Evaluation and Diagnostics
NeuroBridge treats decoding and visualization as diagnostic tools rather than as isolated final outputs.
- Decoding probes: assess whether embeddings preserve behavioral variables such as position, direction or trial condition.
- Latent recovery: compare learned embeddings with known latent variables in synthetic simulations.
- Similarity diagnostics: inspect whether the learned geometry reflects time, labels, trials or conditions.
- Manifold visualization: plot trajectories, condition averages and low-dimensional embeddings.
- Cross-subject comparison: evaluate consistency or coupling between representations from different subjects.
Methodological Note
The central idea of NeuroBridge is that representation learning should be tested through explicit structure: metadata, distances, similarities, decoding and controlled simulations.
This avoids treating embeddings as black-box visual objects. Instead, the framework asks what information the representation preserves, what geometry it induces and whether that geometry is scientifically meaningful.
Current Limitations
NeuroBridge is an active research framework and not yet a polished software package.
- Some modules are still experimental or under refactoring.
- Several model families are planned but not yet fully integrated.
- Evaluation protocols need to be standardized across datasets and tasks.
- Cross-subject and cross-session validation remains an active development area.
- Documentation and reproducible experiment configuration are still being consolidated.
Research Direction
The long-term direction is to turn NeuroBridge into a controlled framework for neural representation learning, synthetic data generation and cross-subject comparison.
- Develop stronger encoder families for neural time series.

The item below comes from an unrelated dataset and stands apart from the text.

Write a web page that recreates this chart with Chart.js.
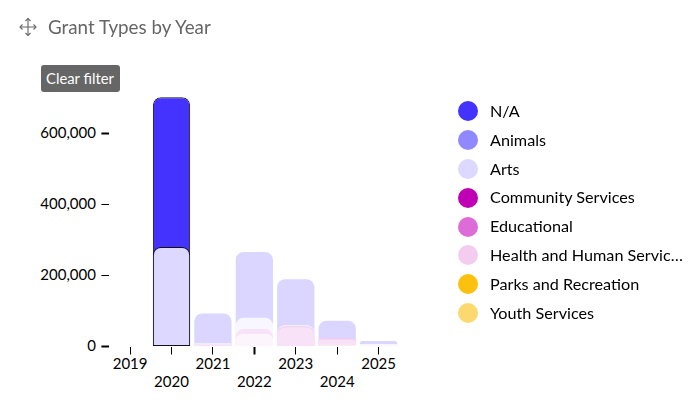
<!DOCTYPE html>
<html>
<head>
<meta charset="utf-8">
<title>Grant Types by Year</title>
<script src="https://cdn.jsdelivr.net/npm/chart.js@4/dist/chart.umd.min.js"></script>
<style>
  html, body { margin: 0; padding: 0; background: #fff; }
  #stage { position: relative; width: 690px; height: 420px; overflow: hidden; font-family: Lato, sans-serif; }
  #plot { position: absolute; left: 0; top: 0; }
  #moveIcon { position: absolute; left: 19px; top: 17px; }
  #title { position: absolute; left: 48px; top: 15px; font-size: 18.8px; line-height: 24px; color: #666; white-space: nowrap; }
  #clear { position: absolute; left: 41px; top: 65px; width: 78px; padding-right: 1px; height: 27px; background: #666; color: #fff;
           border-radius: 3px; font-size: 14.8px; line-height: 27px; text-align: center; }
  #legend { position: absolute; left: 458px; top: 97px; margin: 0; padding: 0; list-style: none; }
  #legend li { position: relative; height: 28.8px; line-height: 28.8px; font-size: 16.2px; color: #000; white-space: nowrap; }
  #legend i { position: absolute; left: 0; top: 4.4px; width: 20px; height: 20px; border-radius: 50%; }
  #legend span { position: absolute; left: 32px; top: 0; }
</style>
</head>
<body>
<div id="stage">
  <canvas id="plot" width="690" height="420"></canvas>
  <svg id="moveIcon" width="18" height="20" viewBox="0 0 18 20" fill="none" stroke="#666" stroke-width="1.1">
    <path d="M9 1.5V18.5M1 10H17"/>
    <path d="M6.5 4L9 1.5L11.5 4M6.5 16L9 18.5L11.5 16M3.5 7.5L1 10L3.5 12.5M14.5 7.5L17 10L14.5 12.5"/>
  </svg>
  <div id="title">Grant Types by Year</div>
  <div id="clear">Clear filter</div>
  <ul id="legend"></ul>
</div>
<script>
const years = ['2019', '2020', '2021', '2022', '2023', '2024', '2025'];
const selectedYear = '2020';

const naValues        = [null, 701000, 93000, 266000, 189000, 72500, 15500];
const animalsValues   = [null, null, null, null, null, null, null];
const artsValues      = [null, 280000, 9000, 81000, 60000, null, 7000];
const communityValues = [null, null, null, null, 57000, 24000, null];
const educationValues = [null, null, 6000, 49000, 54000, 20000, null];
const healthValues    = [2000, null, null, 35000, null, null, null];
const parksValues     = [null, null, null, null, null, null, null];
const youthValues     = [null, null, null, null, null, 2500, 3000];

const seriesNames = ['N/A', 'Animals', 'Arts', 'Community Services', 'Educational',
                     'Health and Human Services', 'Parks and Recreation', 'Youth Services'];
const seriesValues = [naValues, animalsValues, artsValues, communityValues, educationValues,
                      healthValues, parksValues, youthValues];
const seriesColors = ['#4433ff', '#9088ff', '#dcd8ff', '#c000b5', '#dd6cd8', '#f3ccf0', '#fcc10e', '#fcd96f'];
const yTicks = [0, 200000, 400000, 600000];

// Unselected years are shown as an opaque 20% tint, so overlapping layers hide one another.
function tint(hex) {
  const n = parseInt(hex.slice(1), 16);
  const mix = c => Math.round(255 + (c - 255) * 0.2);
  return `rgb(${mix(n >> 16)},${mix((n >> 8) & 255)},${mix(n & 255)})`;
}

const isSelected = ctx => years[ctx.dataIndex] === selectedYear;

const datasets = seriesNames.map((name, i) => ({
  label: name,
  data: seriesValues[i],
  grouped: false,
  // Bars overlap in one slot: the first series sits at the back.
  order: seriesNames.length - i,
  clip: false,
  categoryPercentage: 1,
  barPercentage: 0.9,
  borderSkipped: false,
  borderRadius: { topLeft: 8, topRight: 8, bottomLeft: 0, bottomRight: 0 },
  backgroundColor: ctx => isSelected(ctx) ? seriesColors[i] : tint(seriesColors[i]),
  borderColor: '#111',
  borderWidth: ctx => isSelected(ctx) ? 1 : 0
}));

const canvas = document.getElementById('plot');
const ctx2d = canvas.getContext('2d', { alpha: false });

const whiteBackdrop = {
  id: 'whiteBackdrop',
  beforeDraw(chart) {
    const c = chart.ctx;
    c.save();
    c.fillStyle = '#fff';
    c.fillRect(0, 0, chart.width, chart.height);
    c.restore();
  }
};

const axisFont = { family: 'Lato', size: 15, lineHeight: 1.2 };

new Chart(ctx2d, {
  type: 'bar',
  data: { labels: years, datasets },
  plugins: [whiteBackdrop],
  options: {
    responsive: false,
    animation: false,
    layout: { padding: { top: 97.5, right: 290.7, bottom: 0, left: 0 } },
    plugins: { legend: { display: false }, tooltip: { enabled: false } },
    scales: {
      x: {
        stacked: false,
        afterFit(axis) { axis.height = 73.5; },
        border: { display: false },
        grid: {
          offset: false,
          drawOnChartArea: false,
          tickLength: 8,
          tickColor: '#000',
          tickWidth: ctx => years[ctx.index] === '2022' ? 2 : 1
        },
        ticks: {
          color: '#000',
          font: axisFont,
          padding: 1,
          autoSkip: false,
          maxRotation: 0,
          // Alternate years drop to a second row so the labels stay apart.
          callback(value, index) {
            const label = this.getLabelForValue(value);
            return index % 2 ? ['', label] : [label];
          }
        }
      },
      y: {
        min: 0,
        max: 700000,
        afterFit(axis) { axis.width = 109.4; },
        afterBuildTicks(axis) { axis.ticks = yTicks.map(value => ({ value })); },
        border: { display: false },
        grid: {
          drawOnChartArea: false,
          tickLength: 8,
          tickColor: '#000',
          tickWidth: ctx => (ctx.tick && (ctx.tick.value === 0 || ctx.tick.value === 600000)) ? 2 : 1
        },
        ticks: {
          color: '#000',
          font: axisFont,
          padding: 5.5,
          callback: value => value.toLocaleString('en-US')
        }
      }
    }
  }
});

// Legend list, built from the same series names and colours as the bars.
const legend = document.getElementById('legend');
const shorten = name => name.length > 23 ? name.slice(0, 23) + '…' : name;
seriesNames.forEach((name, i) => {
  const item = document.createElement('li');
  const dot = document.createElement('i');
  dot.style.background = seriesColors[i];
  const text = document.createElement('span');
  text.textContent = shorten(name);
  item.append(dot, text);
  legend.append(item);
});
</script>
</body>
</html>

- Compare contrastive, generative and probabilistic latent models.
- Use synthetic data to validate whether learned embeddings recover known structure.
- Evaluate embeddings through decoding, stability and cross-subject consistency.
- Connect neural manifold learning with broader questions in representation learning and complex systems.
Resources
Technical report in preparation.
Code available upon request.
Technical Context
- Schneider, Lee & Mathis (2023), CEBRA — relevant as a contrastive learning framework for behavioral and neural data.
- Pandarinath et al. (2018), LFADS — relevant to latent dynamical modeling of neural population activity.
- Yu et al. (2009), Gaussian-process factor analysis — relevant to probabilistic latent trajectories in neural data.
- van der Maaten & Hinton (2008), t-SNE, and McInnes et al. (2018), UMAP — relevant as nonlinear dimensionality-reduction references for visualizing high-dimensional structure.